(Source code of charts)
^^^^

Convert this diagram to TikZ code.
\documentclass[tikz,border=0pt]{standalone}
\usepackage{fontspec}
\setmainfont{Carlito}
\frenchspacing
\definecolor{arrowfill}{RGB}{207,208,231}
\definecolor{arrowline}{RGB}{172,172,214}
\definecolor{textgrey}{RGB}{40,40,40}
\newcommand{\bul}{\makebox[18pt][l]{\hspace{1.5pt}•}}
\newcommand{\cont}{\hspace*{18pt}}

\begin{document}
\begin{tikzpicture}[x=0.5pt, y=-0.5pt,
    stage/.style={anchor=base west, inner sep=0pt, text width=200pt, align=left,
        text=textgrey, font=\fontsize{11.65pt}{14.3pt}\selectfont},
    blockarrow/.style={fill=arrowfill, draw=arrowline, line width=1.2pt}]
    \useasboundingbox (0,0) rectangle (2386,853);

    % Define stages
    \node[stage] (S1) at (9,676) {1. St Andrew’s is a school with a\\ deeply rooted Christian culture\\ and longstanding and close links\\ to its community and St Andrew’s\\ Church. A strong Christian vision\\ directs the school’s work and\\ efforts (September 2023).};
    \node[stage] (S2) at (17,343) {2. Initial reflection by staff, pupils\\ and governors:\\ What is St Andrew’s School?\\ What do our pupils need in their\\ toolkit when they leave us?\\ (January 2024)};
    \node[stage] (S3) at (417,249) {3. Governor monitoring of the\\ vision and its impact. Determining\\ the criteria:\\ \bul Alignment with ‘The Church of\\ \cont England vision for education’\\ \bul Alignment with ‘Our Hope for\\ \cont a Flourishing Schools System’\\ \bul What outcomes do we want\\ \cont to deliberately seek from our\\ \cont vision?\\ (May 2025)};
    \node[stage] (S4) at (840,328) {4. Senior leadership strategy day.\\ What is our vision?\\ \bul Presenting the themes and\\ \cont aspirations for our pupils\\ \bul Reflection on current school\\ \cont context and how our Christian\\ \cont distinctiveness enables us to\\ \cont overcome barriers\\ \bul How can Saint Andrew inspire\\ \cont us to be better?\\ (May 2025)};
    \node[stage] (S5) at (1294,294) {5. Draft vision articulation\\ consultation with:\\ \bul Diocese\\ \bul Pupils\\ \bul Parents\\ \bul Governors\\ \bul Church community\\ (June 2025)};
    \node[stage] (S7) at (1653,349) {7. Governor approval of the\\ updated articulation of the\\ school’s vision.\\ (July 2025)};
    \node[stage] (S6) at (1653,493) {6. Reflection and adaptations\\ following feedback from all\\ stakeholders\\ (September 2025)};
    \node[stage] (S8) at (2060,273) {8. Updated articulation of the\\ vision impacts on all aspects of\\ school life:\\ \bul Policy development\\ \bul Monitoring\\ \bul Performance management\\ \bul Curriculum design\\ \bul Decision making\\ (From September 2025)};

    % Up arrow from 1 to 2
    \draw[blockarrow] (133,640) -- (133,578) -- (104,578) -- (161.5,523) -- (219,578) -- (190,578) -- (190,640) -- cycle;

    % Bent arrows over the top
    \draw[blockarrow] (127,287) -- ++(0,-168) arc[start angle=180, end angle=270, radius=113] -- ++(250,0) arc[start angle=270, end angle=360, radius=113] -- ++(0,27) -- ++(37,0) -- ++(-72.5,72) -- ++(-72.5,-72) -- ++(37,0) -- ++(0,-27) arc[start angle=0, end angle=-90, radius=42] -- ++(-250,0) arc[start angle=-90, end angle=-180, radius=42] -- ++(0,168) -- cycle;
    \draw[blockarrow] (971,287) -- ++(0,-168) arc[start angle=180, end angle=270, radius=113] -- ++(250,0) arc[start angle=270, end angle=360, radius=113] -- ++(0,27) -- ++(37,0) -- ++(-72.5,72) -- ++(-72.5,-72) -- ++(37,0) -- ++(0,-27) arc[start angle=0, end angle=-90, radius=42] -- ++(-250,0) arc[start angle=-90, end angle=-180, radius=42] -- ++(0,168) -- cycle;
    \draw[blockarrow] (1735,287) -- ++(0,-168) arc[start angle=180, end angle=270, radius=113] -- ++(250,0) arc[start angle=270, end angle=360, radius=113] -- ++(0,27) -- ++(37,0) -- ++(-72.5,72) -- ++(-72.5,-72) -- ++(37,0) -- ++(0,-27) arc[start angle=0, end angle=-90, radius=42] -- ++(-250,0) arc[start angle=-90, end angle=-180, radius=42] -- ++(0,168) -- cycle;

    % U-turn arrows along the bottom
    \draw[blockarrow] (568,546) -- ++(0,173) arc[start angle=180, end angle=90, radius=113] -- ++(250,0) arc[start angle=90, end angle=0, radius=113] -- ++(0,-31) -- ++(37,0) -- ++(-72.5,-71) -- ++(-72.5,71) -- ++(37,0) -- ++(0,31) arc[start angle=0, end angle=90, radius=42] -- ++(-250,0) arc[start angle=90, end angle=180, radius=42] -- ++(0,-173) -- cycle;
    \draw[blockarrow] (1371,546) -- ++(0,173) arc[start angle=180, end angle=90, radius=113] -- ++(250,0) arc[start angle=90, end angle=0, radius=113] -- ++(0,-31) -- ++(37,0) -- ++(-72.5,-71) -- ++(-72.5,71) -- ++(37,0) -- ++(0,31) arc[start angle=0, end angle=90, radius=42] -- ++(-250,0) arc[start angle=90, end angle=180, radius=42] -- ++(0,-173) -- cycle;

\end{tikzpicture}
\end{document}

^^^^

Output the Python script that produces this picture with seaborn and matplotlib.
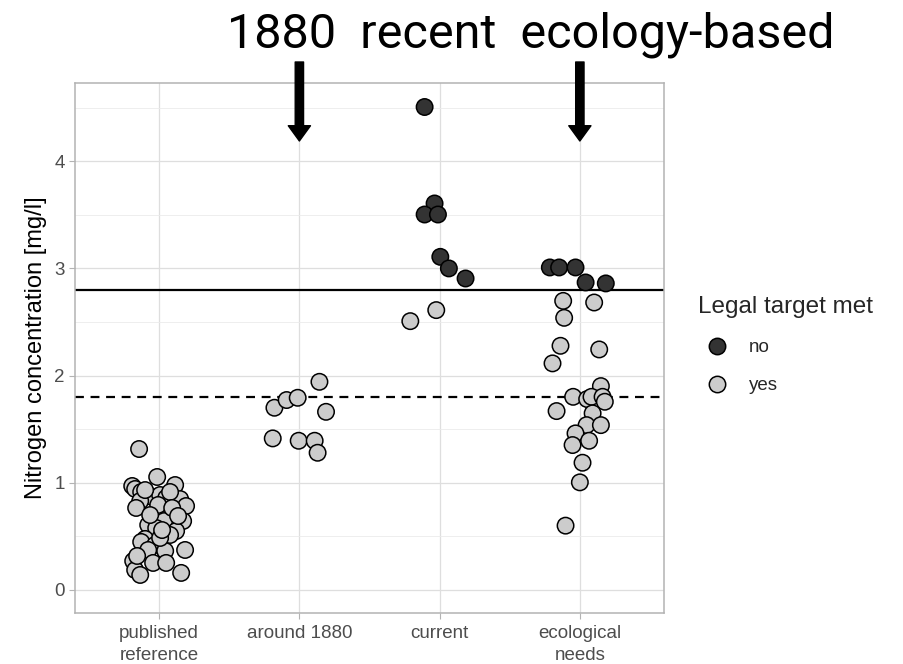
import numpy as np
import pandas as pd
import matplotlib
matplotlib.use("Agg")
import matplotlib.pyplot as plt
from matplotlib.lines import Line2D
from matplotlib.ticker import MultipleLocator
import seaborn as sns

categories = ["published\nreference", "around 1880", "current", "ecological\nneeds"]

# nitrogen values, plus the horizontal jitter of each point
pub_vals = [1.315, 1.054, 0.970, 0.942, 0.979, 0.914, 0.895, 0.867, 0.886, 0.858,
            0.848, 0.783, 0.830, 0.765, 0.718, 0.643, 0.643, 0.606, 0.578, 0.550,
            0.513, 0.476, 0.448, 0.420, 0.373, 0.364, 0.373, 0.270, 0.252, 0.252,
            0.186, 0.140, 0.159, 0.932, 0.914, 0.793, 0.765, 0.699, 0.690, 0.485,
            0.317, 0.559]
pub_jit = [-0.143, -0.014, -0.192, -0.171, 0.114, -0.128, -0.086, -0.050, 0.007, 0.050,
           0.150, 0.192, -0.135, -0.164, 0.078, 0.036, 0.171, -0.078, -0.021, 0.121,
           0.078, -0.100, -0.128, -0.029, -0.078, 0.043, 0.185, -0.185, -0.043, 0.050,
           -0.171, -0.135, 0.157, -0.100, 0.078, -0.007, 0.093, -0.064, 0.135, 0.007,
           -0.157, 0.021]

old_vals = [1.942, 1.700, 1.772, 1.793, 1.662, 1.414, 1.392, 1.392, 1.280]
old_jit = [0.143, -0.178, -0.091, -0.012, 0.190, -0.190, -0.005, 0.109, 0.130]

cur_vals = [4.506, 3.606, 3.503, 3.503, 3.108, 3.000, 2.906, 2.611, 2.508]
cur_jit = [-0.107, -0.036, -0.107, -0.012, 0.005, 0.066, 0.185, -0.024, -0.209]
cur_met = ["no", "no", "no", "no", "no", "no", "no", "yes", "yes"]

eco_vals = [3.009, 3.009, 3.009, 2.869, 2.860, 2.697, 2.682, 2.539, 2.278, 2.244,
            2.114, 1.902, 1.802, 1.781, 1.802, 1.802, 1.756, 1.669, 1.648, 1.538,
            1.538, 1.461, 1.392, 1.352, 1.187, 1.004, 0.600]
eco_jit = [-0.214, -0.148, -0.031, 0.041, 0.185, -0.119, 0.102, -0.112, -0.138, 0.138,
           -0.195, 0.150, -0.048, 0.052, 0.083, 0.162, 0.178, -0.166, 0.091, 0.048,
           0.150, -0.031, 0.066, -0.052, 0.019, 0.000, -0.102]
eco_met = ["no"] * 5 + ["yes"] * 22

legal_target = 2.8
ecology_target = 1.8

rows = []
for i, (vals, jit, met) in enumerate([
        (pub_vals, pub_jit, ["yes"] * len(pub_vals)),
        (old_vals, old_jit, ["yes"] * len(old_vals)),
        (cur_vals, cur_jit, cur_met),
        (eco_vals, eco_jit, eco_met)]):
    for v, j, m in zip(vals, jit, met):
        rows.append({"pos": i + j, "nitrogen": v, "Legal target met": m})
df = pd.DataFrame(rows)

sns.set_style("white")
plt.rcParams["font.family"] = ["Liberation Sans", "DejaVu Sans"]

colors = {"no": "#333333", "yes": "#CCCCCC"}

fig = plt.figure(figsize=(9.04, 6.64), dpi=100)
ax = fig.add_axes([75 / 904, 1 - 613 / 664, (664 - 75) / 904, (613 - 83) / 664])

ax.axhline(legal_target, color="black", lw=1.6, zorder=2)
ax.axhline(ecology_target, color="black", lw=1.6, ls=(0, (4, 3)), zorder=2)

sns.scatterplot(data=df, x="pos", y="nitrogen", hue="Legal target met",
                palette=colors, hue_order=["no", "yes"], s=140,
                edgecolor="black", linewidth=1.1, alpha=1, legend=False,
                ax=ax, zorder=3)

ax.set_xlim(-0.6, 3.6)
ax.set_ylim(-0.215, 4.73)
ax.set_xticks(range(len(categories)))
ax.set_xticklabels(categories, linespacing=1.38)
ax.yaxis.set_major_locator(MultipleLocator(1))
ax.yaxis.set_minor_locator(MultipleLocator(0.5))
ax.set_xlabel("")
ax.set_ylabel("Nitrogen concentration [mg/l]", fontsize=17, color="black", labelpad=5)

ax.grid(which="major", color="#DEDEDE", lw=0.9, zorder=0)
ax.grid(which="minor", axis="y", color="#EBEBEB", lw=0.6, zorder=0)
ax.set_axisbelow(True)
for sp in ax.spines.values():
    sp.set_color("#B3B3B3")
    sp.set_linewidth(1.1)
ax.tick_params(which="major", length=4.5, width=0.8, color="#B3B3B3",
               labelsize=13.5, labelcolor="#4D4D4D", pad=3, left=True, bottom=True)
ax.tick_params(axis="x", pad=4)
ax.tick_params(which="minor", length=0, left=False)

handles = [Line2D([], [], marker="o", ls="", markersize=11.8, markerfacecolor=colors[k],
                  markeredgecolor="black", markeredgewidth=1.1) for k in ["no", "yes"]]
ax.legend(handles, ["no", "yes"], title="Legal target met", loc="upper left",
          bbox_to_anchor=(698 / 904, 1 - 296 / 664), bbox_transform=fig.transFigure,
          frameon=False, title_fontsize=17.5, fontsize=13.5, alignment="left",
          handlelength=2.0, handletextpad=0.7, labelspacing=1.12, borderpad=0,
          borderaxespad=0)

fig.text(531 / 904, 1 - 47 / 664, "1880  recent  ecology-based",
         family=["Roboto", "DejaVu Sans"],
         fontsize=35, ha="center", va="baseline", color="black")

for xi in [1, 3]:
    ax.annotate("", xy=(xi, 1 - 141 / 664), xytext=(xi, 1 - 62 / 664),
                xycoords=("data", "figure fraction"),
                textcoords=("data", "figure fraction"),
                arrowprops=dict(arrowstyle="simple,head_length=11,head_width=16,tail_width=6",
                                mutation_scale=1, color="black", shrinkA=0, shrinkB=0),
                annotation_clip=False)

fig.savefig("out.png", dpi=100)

^^^^

Directive
Transcribe each line of the data above, unaltered, from the one where "Convert this diagram to TikZ code." appears to the one where "(0,0) rectangle (2386,853);" appears, inclusive of both.

Expected answer
Convert this diagram to TikZ code.
\documentclass[tikz,border=0pt]{standalone}
\usepackage{fontspec}
\setmainfont{Carlito}
\frenchspacing
\definecolor{arrowfill}{RGB}{207,208,231}
\definecolor{arrowline}{RGB}{172,172,214}
\definecolor{textgrey}{RGB}{40,40,40}
\newcommand{\bul}{\makebox[18pt][l]{\hspace{1.5pt}•}}
\newcommand{\cont}{\hspace*{18pt}}

\begin{document}
\begin{tikzpicture}[x=0.5pt, y=-0.5pt,
    stage/.style={anchor=base west, inner sep=0pt, text width=200pt, align=left,
        text=textgrey, font=\fontsize{11.65pt}{14.3pt}\selectfont},
    blockarrow/.style={fill=arrowfill, draw=arrowline, line width=1.2pt}]
    \useasboundingbox (0,0) rectangle (2386,853);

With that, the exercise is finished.